Un haitiano se parece a un dominicano más que el 95 % de todas las casi 200 nacionalidades del mundo. Compartimos demasiadas ficciones.
Quienes rasgan sus vestiduras al oír algo tan obvio, pese al idioma y otros diferenciadores, ignoran cuanto ven observadores extranjeros.
Nos ciega nuestra propia historia.
Entender esa similitud no es abogar por ninguna unión ni disparate parecido; contextualiza la invasión haitiana. Pareciéndonos, nos rechazamos visceralmente.
Obama, hijo de un keniano, gobernó Estados Unidos.
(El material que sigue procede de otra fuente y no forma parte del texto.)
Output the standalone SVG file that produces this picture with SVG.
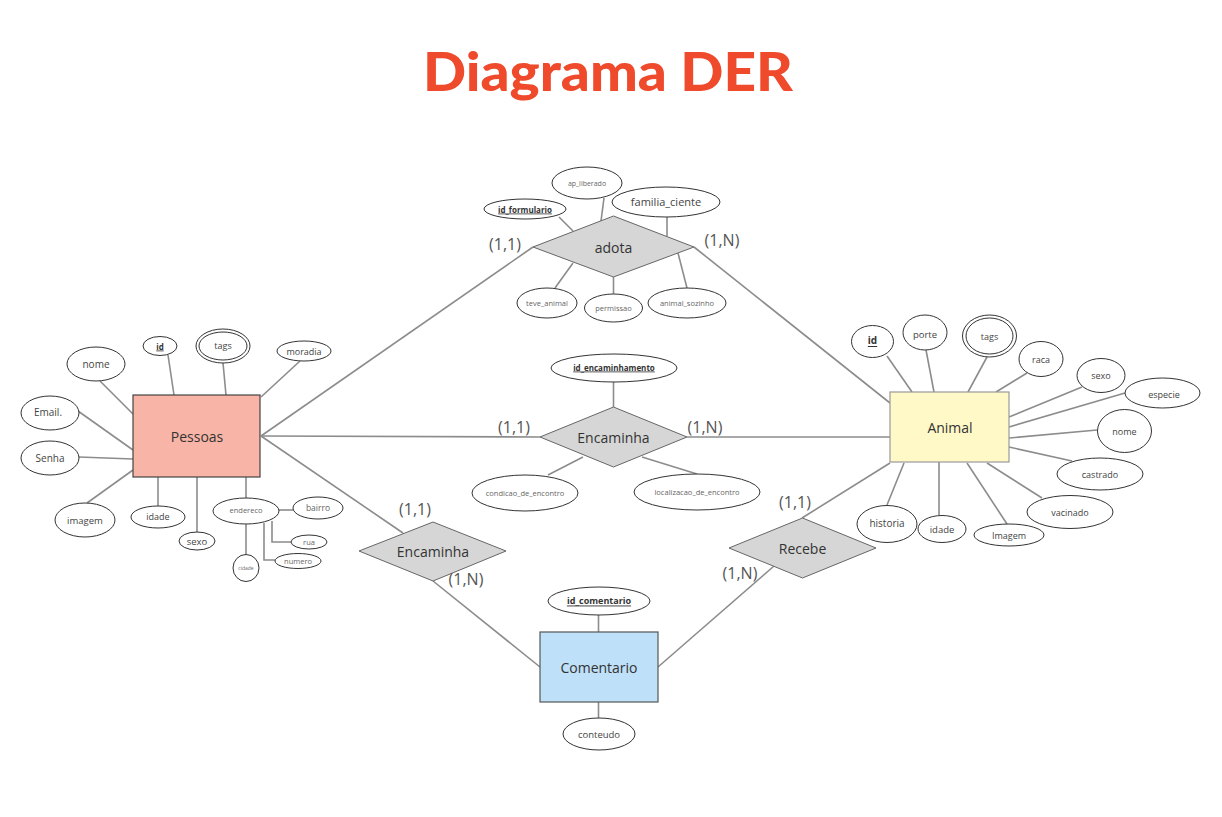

Aquí Peña Gómez casi lo logra. En Canadá, el Ministro de Migración es un refugiado somalí que llegó allá de 16 años.
Son apenas tres ejemplos de políticos exitosos porque se integraron asumiendo con fervor patriótico su tenue ciudadanía pese a su origen distinto.
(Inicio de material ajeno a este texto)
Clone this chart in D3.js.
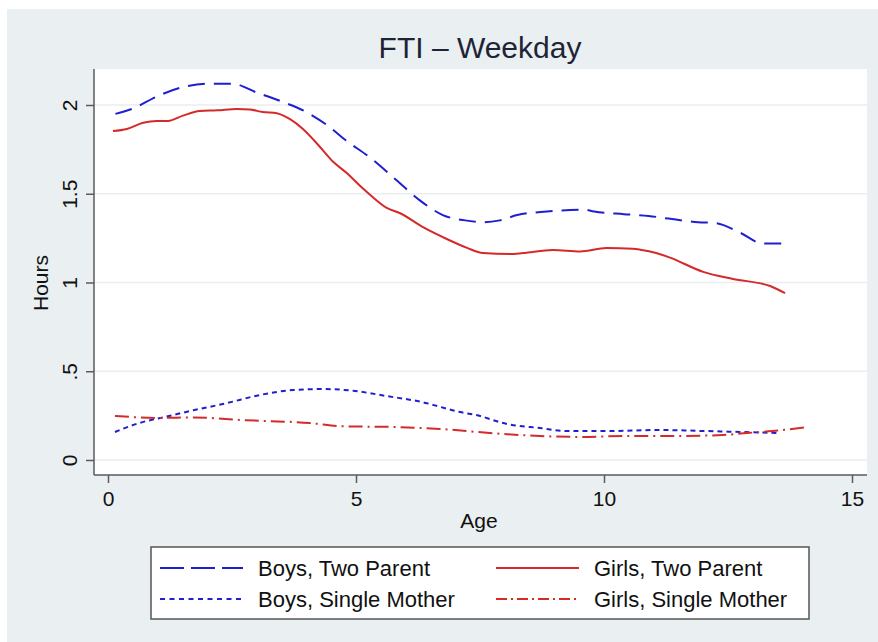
<!DOCTYPE html>
<html>
<head>
<meta charset="utf-8">
<script src="https://cdn.jsdelivr.net/npm/d3@7"></script>
<style>
  body { margin: 0; background: #fff; }
  text { font-family: "Liberation Sans", Arial, sans-serif; }
</style>
</head>
<body>
<div id="chart"></div>
<script>
// Data (age in years, hours)
const boysTwoAges = [0.15, 0.5, 1, 1.5, 2, 2.5, 3, 3.5, 4, 4.4, 4.8, 5.3, 5.8, 6.3, 6.75, 7.2, 7.6, 7.9, 8.25, 8.85, 9.6, 9.8, 10.4, 10.9, 11.3, 11.9, 12.25, 12.75, 13.2, 13.6];
const boysTwoHours = [1.95, 1.98, 2.05, 2.10, 2.12, 2.12, 2.07, 2.02, 1.96, 1.89, 1.80, 1.70, 1.58, 1.46, 1.38, 1.35, 1.34, 1.35, 1.38, 1.40, 1.41, 1.40, 1.385, 1.375, 1.36, 1.34, 1.335, 1.28, 1.22, 1.22];

const girlsTwoAges = [0.1, 0.38, 0.71, 0.98, 1.21, 1.51, 1.85, 2.2, 2.6, 2.86, 3.12, 3.4, 3.67, 3.93, 4.27, 4.54, 4.82, 5.08, 5.3, 5.62, 5.89, 6.36, 6.83, 7.24, 7.56, 8.1, 8.37, 8.97, 9.52, 10.05, 10.58, 10.73, 11.07, 11.33, 12.0, 12.6, 13.35, 13.65];
const girlsTwoHours = [1.853, 1.865, 1.90, 1.91, 1.91, 1.94, 1.966, 1.97, 1.978, 1.975, 1.96, 1.954, 1.92, 1.865, 1.765, 1.68, 1.615, 1.545, 1.49, 1.42, 1.39, 1.31, 1.245, 1.195, 1.166, 1.16, 1.166, 1.183, 1.175, 1.194, 1.19, 1.185, 1.165, 1.14, 1.06, 1.02, 0.98, 0.94];

const boysSingleAges = [0.14, 0.65, 1.11, 1.72, 2.39, 3.06, 3.73, 4.34, 4.94, 5.62, 6.43, 6.69, 7.1, 7.4, 8.04, 8.71, 9.25, 10.05, 11.07, 12.07, 12.74, 13.55];
const boysSingleHours = [0.158, 0.21, 0.24, 0.28, 0.32, 0.366, 0.394, 0.40, 0.39, 0.36, 0.32, 0.30, 0.27, 0.255, 0.203, 0.18, 0.163, 0.163, 0.169, 0.163, 0.158, 0.152];

const girlsSingleAges = [0.14, 1.05, 1.72, 2.72, 4.07, 4.74, 5.75, 6.69, 7.7, 8.71, 9.52, 10.38, 11.4, 12.4, 12.88, 13.4, 14.1];
const girlsSingleHours = [0.248, 0.237, 0.24, 0.225, 0.208, 0.19, 0.186, 0.175, 0.152, 0.135, 0.13, 0.135, 0.135, 0.141, 0.152, 0.163, 0.186];

const seriesNames = ["Boys, Two Parent", "Girls, Two Parent", "Boys, Single Mother", "Girls, Single Mother"];
const xTicks = [0, 5, 10, 15];
const yTicks = [0, 0.5, 1, 1.5, 2];
const yTickLabels = ["0", ".5", "1", "1.5", "2"];

const W = 878, H = 642;
const plot = { left: 94, right: 867, top: 69, bottom: 475 };

const svg = d3.select("#chart")
    .append("svg")
    .attr("width", W)
    .attr("height", H);

// outer graph region
svg.append("rect")
    .attr("x", 7).attr("y", 9)
    .attr("width", W - 7).attr("height", H - 9)
    .attr("fill", "#eaeff2");

// plot region
svg.append("rect")
    .attr("x", plot.left).attr("y", plot.top)
    .attr("width", plot.right - plot.left)
    .attr("height", plot.bottom - plot.top)
    .attr("fill", "#fff");

const x = d3.scaleLinear().domain([0, 15]).range([108, 852]);
const y = d3.scaleLinear().domain([0, 2]).range([460, 105]);

// gridlines
svg.append("g")
    .selectAll("line")
    .data(yTicks)
    .join("line")
    .attr("x1", plot.left).attr("x2", plot.right)
    .attr("y1", d => y(d)).attr("y2", d => y(d))
    .attr("stroke", "#eaeef1")
    .attr("stroke-width", 1.5);

// axes
const xAxis = svg.append("g")
    .attr("transform", `translate(0,${plot.bottom})`)
    .call(d3.axisBottom(x).tickValues(xTicks).tickSize(8).tickPadding(5));

const yAxis = svg.append("g")
    .attr("transform", `translate(${plot.left},0)`)
    .call(d3.axisLeft(y).tickValues(yTicks).tickSize(8)
        .tickFormat((d, i) => yTickLabels[i]));

[xAxis, yAxis].forEach(g => {
    g.select(".domain").remove();
    g.selectAll(".tick line").attr("stroke", "#5a5a5a").attr("stroke-width", 1.5);
    g.selectAll(".tick text").attr("fill", "#111").style("font-size", "21px");
});

xAxis.selectAll(".tick text").attr("dy", "0.85em");

yAxis.selectAll(".tick text")
    .attr("transform", "rotate(-90)")
    .attr("x", 0)
    .attr("y", -17)
    .attr("dy", 0)
    .attr("text-anchor", "middle");

// axis lines
svg.append("line")
    .attr("x1", plot.left).attr("x2", plot.left)
    .attr("y1", plot.top).attr("y2", plot.bottom)
    .attr("stroke", "#5a5a5a").attr("stroke-width", 1.5);
svg.append("line")
    .attr("x1", plot.left).attr("x2", plot.right)
    .attr("y1", plot.bottom).attr("y2", plot.bottom)
    .attr("stroke", "#5a5a5a").attr("stroke-width", 1.5);

// series
const blue = "#1f1fcf";
const red = "#d42a2a";
const series = [
    { name: seriesNames[0], ages: boysTwoAges, vals: boysTwoHours, color: blue, dash: "17,9", legendDash: "24,7" },
    { name: seriesNames[1], ages: girlsTwoAges, vals: girlsTwoHours, color: red, dash: null, legendDash: null },
    { name: seriesNames[2], ages: boysSingleAges, vals: boysSingleHours, color: blue, dash: "5,4", legendDash: "5,4.5" },
    { name: seriesNames[3], ages: girlsSingleAges, vals: girlsSingleHours, color: red, dash: "14,5,2,5", legendDash: "11,4,2,4" }
];

const line = d3.line()
    .x(d => x(d[0]))
    .y(d => y(d[1]))
    .curve(d3.curveMonotoneX);

svg.append("g")
    .selectAll("path")
    .data(series)
    .join("path")
    .attr("d", s => line(s.ages.map((a, i) => [a, s.vals[i]])))
    .attr("fill", "none")
    .attr("stroke", s => s.color)
    .attr("stroke-width", 2)
    .attr("stroke-dasharray", s => s.dash);

// title and axis titles
svg.append("text")
    .attr("x", 480).attr("y", 58)
    .attr("text-anchor", "middle")
    .attr("fill", "#1e2436")
    .style("font-size", "30px")
    .text("FTI \u2013 Weekday");

svg.append("text")
    .attr("x", 479).attr("y", 528)
    .attr("text-anchor", "middle")
    .attr("fill", "#111")
    .style("font-size", "21px")
    .text("Age");

svg.append("text")
    .attr("transform", "translate(48,283) rotate(-90)")
    .attr("text-anchor", "middle")
    .attr("fill", "#111")
    .style("font-size", "21px")
    .text("Hours");

// legend
const legend = svg.append("g");
legend.append("rect")
    .attr("x", 151).attr("y", 547)
    .attr("width", 658).attr("height", 72)
    .attr("fill", "#fff")
    .attr("stroke", "#555")
    .attr("stroke-width", 1.5);

const legX = [160, 496];
const legY = [568, 599];
const items = legend.selectAll("g.item")
    .data(series)
    .join("g")
    .attr("class", "item")
    .attr("transform", (s, i) => `translate(${legX[i % 2]},${legY[Math.floor(i / 2)]})`);

items.append("line")
    .attr("x1", 0).attr("x2", 83)
    .attr("y1", 0).attr("y2", 0)
    .attr("stroke", s => s.color)
    .attr("stroke-width", 2)
    .attr("stroke-dasharray", s => s.legendDash);

items.append("text")
    .attr("x", 98).attr("y", 8)
    .attr("fill", "#111")
    .style("font-size", "22px")
    .text(s => s.name);
</script>
</body>
</html>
Pero, ¿cuán “dominicano” quiere ser el haitiano que viene legal o irregularmente? ¿Cuán “dominicano” debe ser quien sea designado o elegido para algún alto cargo?
El problema de cuán anti-dominicanos prefieren ser “nuestros” haitianos –aun pareciéndonos— ilustra la gravedad de esta desgracia. El imperio de la ley (especialmente de inmigración) fortalece la patria.